As venture capitalists (VCs) explore potential investment opportunities, conducting thorough due diligence becomes a crucial step in the decision-making process.

While financial metrics and market potential often take center stage, the significance of an IT audit should not be overlooked. An IT audit assesses the target company’s technology infrastructure, cybersecurity practices, and overall IT maturity.

In this post, we will explore ten compelling reasons why VCs should prioritize IT audits before investing, and how this practice can lead to informed investment decisions and mitigate potential risks, including those related to hosting environments, release cycles, and third-party IT sourcing.

1. Uncover Hidden Risks:
An IT audit helps VCs identify hidden risks associated with the target company’s IT systems and practices, including hosting environments and redundancy. Auditors assess the company’s catastrophic recovery plans to determine its preparedness for worst-case scenarios. By identifying potential weaknesses in hosting and disaster recovery strategies, VCs can ensure that the investment is made in a company with a robust and resilient IT infrastructure.

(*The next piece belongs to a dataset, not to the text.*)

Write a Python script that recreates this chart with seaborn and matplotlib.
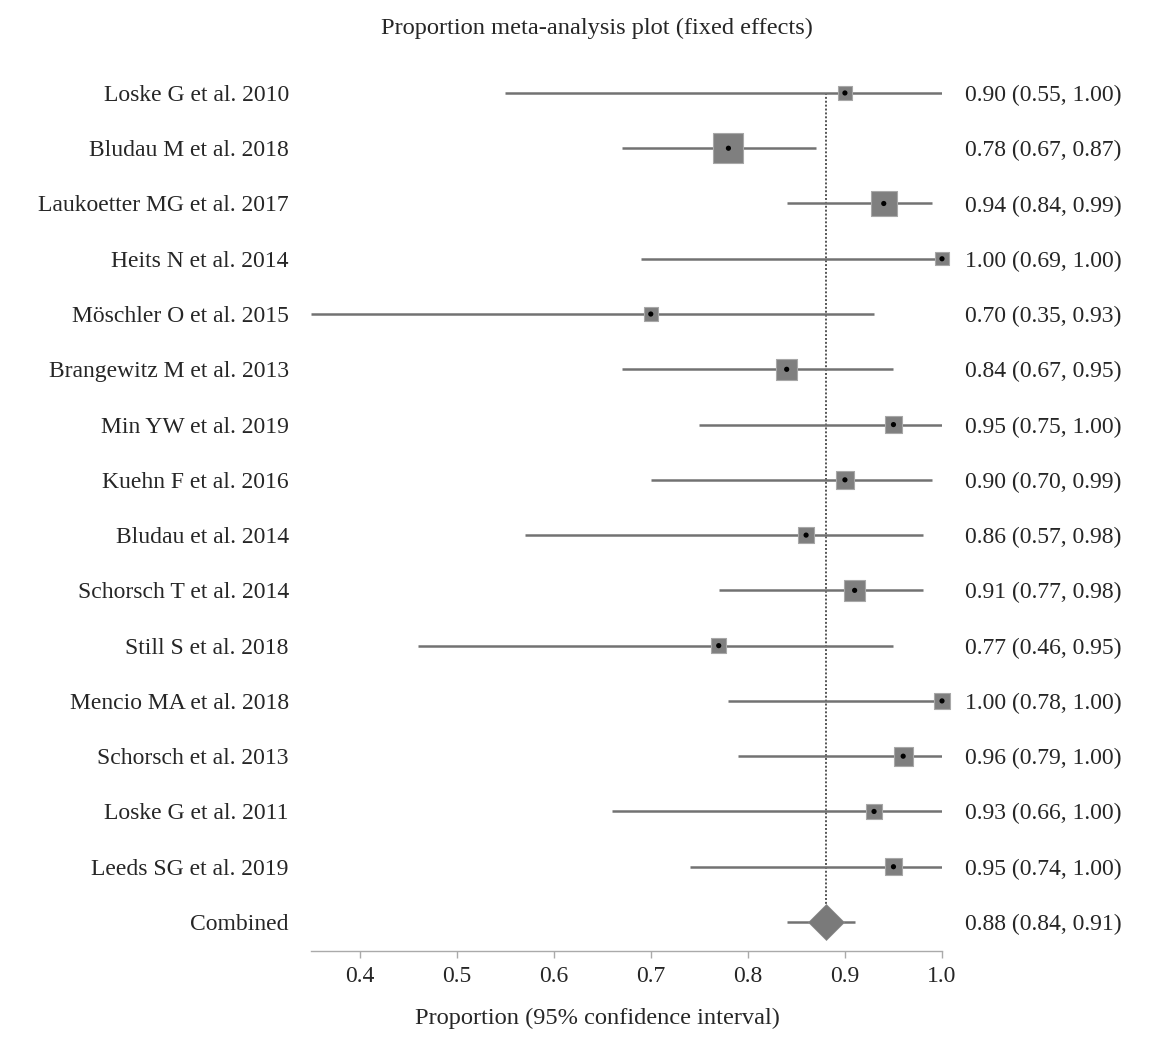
import numpy as np
import pandas as pd
import matplotlib.pyplot as plt
import seaborn as sns


# Study-level proportions, 95% CI and weights (%)
studies = [
    "Loske G et al. 2010", "Bludau M et al. 2018", "Laukoetter MG et al. 2017",
    "Heits N et al. 2014", "Möschler O et al. 2015", "Brangewitz M et al. 2013",
    "Min YW et al. 2019", "Kuehn F et al. 2016", "Bludau et al. 2014",
    "Schorsch T et al. 2014", "Still S et al. 2018", "Mencio MA et al. 2018",
    "Schorsch et al. 2013", "Loske G et al. 2011", "Leeds SG et al. 2019",
]
proportion = [0.90, 0.78, 0.94, 1.00, 0.70, 0.84, 0.95, 0.90, 0.86, 0.91, 0.77, 1.00, 0.96, 0.93, 0.95]
ci_low = [0.55, 0.67, 0.84, 0.69, 0.35, 0.67, 0.75, 0.70, 0.57, 0.77, 0.46, 0.78, 0.79, 0.66, 0.74]
ci_high = [1.00, 0.87, 0.99, 1.00, 0.93, 0.95, 1.00, 0.99, 0.98, 0.98, 0.95, 1.00, 1.00, 1.00, 1.00]
weights = [3.6, 17.2, 12.9, 3.4, 3.6, 8.4, 5.7, 6.0, 4.5, 9.0, 4.3, 4.5, 6.7, 4.5, 5.7]

pooled = 0.88
pooled_low = 0.84
pooled_high = 0.91

xticks = [0.4, 0.5, 0.6, 0.7, 0.8, 0.9, 1.0]

df = pd.DataFrame({
    "study": studies,
    "row": np.arange(len(studies)),
    "proportion": proportion,
    "ci_low": ci_low,
    "ci_high": ci_high,
    "weight": weights,
})
# square side grows with sqrt(weight); area in points^2 for scatter
side_pt = 30 * 0.72 * np.sqrt(df["weight"] / max(weights))
df["area"] = side_pt ** 2

sns.set_style("white")
plt.rcParams["font.family"] = ["Liberation Serif", "DejaVu Serif"]
fs = 17
fs_big = 17.6

W, H = 1157, 1052
fig = plt.figure(figsize=(W / 100, H / 100), dpi=100)
ax = fig.add_axes([311 / W, (H - 951) / H, 631 / W, (951 - 59.8) / H])

n = len(studies)
line_col = "#727272"
box_col = "#7f7f7f"

# reference line at pooled estimate
ax.vlines(pooled, 0, n, color="#555555", lw=1.4, linestyles=(0, (1, 1)), zorder=1)

# confidence intervals
ax.hlines(df["row"], df["ci_low"], df["ci_high"], color=line_col, lw=1.8, zorder=2)
ax.hlines(n, pooled_low, pooled_high, color=line_col, lw=1.8, zorder=2)

# weighted squares and centre dots
sns.scatterplot(
    data=df, x="proportion", y="row", size="area",
    sizes=(df["area"].min(), df["area"].max()),
    marker="s", color=box_col, edgecolor="#a8a8a8", linewidth=0.8,
    legend=False, ax=ax, zorder=3, clip_on=False,
)
sns.scatterplot(
    data=df, x="proportion", y="row", s=14, color="black",
    edgecolor="none", legend=False, ax=ax, zorder=4, clip_on=False,
)

# pooled diamond
sns.scatterplot(
    x=[pooled], y=[n], marker="D", s=18.3 ** 2, color="#7a7a7a",
    edgecolor="#8a8a8a", linewidth=0.5, legend=False, ax=ax, zorder=5,
    clip_on=False,
)

ax.set_xlim(0.35, 1.0)
ax.set_ylim(n + 0.525, -0.6)
ax.set_xticks(xticks)
ax.set_xticklabels([f"{t:.1f}" for t in xticks], fontsize=fs)
ax.set_yticks(range(n + 1))
ax.set_yticklabels(studies + ["Combined"], fontsize=fs)
ax.set_xlabel("")
ax.set_ylabel("")

for s in ["top", "right", "left"]:
    ax.spines[s].set_visible(False)
ax.spines["bottom"].set_color("#aaaaaa")
ax.spines["bottom"].set_linewidth(1.0)
ax.tick_params(axis="x", bottom=True, length=5, width=1, color="#aaaaaa", pad=6)
ax.tick_params(axis="y", left=False, length=0, pad=16)
for lab in ax.get_yticklabels():
    lab.set_verticalalignment("center_baseline")

# right-hand estimate labels
labels = [f"{p:.2f} ({lo:.2f}, {hi:.2f})" for p, lo, hi in zip(proportion, ci_low, ci_high)]
labels.append(f"{pooled:.2f} ({pooled_low:.2f}, {pooled_high:.2f})")
trans = ax.get_yaxis_transform()
for i, lab in enumerate(labels):
    ax.text(1 + 23 / 631, i, lab, transform=trans, ha="left", va="center_baseline",
            fontsize=fs, clip_on=False)

fig.text(597 / W, 1 - 28 / H, "Proportion meta-analysis plot (fixed effects)",
         ha="center", va="center", fontsize=fs_big)
fig.text(597 / W, 1 - 1018 / H, "Proportion (95% confidence interval)",
         ha="center", va="center", fontsize=fs_big)

fig.savefig("out.png", dpi=100)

2. Assess Release Cycles and Dependencies:
Through an IT audit, VCs gain insights into the target company’s software release processes and dependencies. The audit helps identify potential bottlenecks, such as limited access to software releases by only a few individuals. By addressing these issues upfront, VCs can mitigate the risks of human dependencies and potential blackmailing threats.

3. Evaluate Third-Party IT Sourcing Risks:
In the pursuit of cost efficiency and specialized services, many companies source IT support and services from third-party vendors. An IT audit goes beyond evaluating the target company’s internal IT practices; it also assesses third-party IT sourcing, including geopolitical risks. For instance, during a previous audit in 2018, I encountered a situation where the target company was relying on an IT provider located in a region with high political risk. In this specific case, the IT provider was based in northeastern Ukraine.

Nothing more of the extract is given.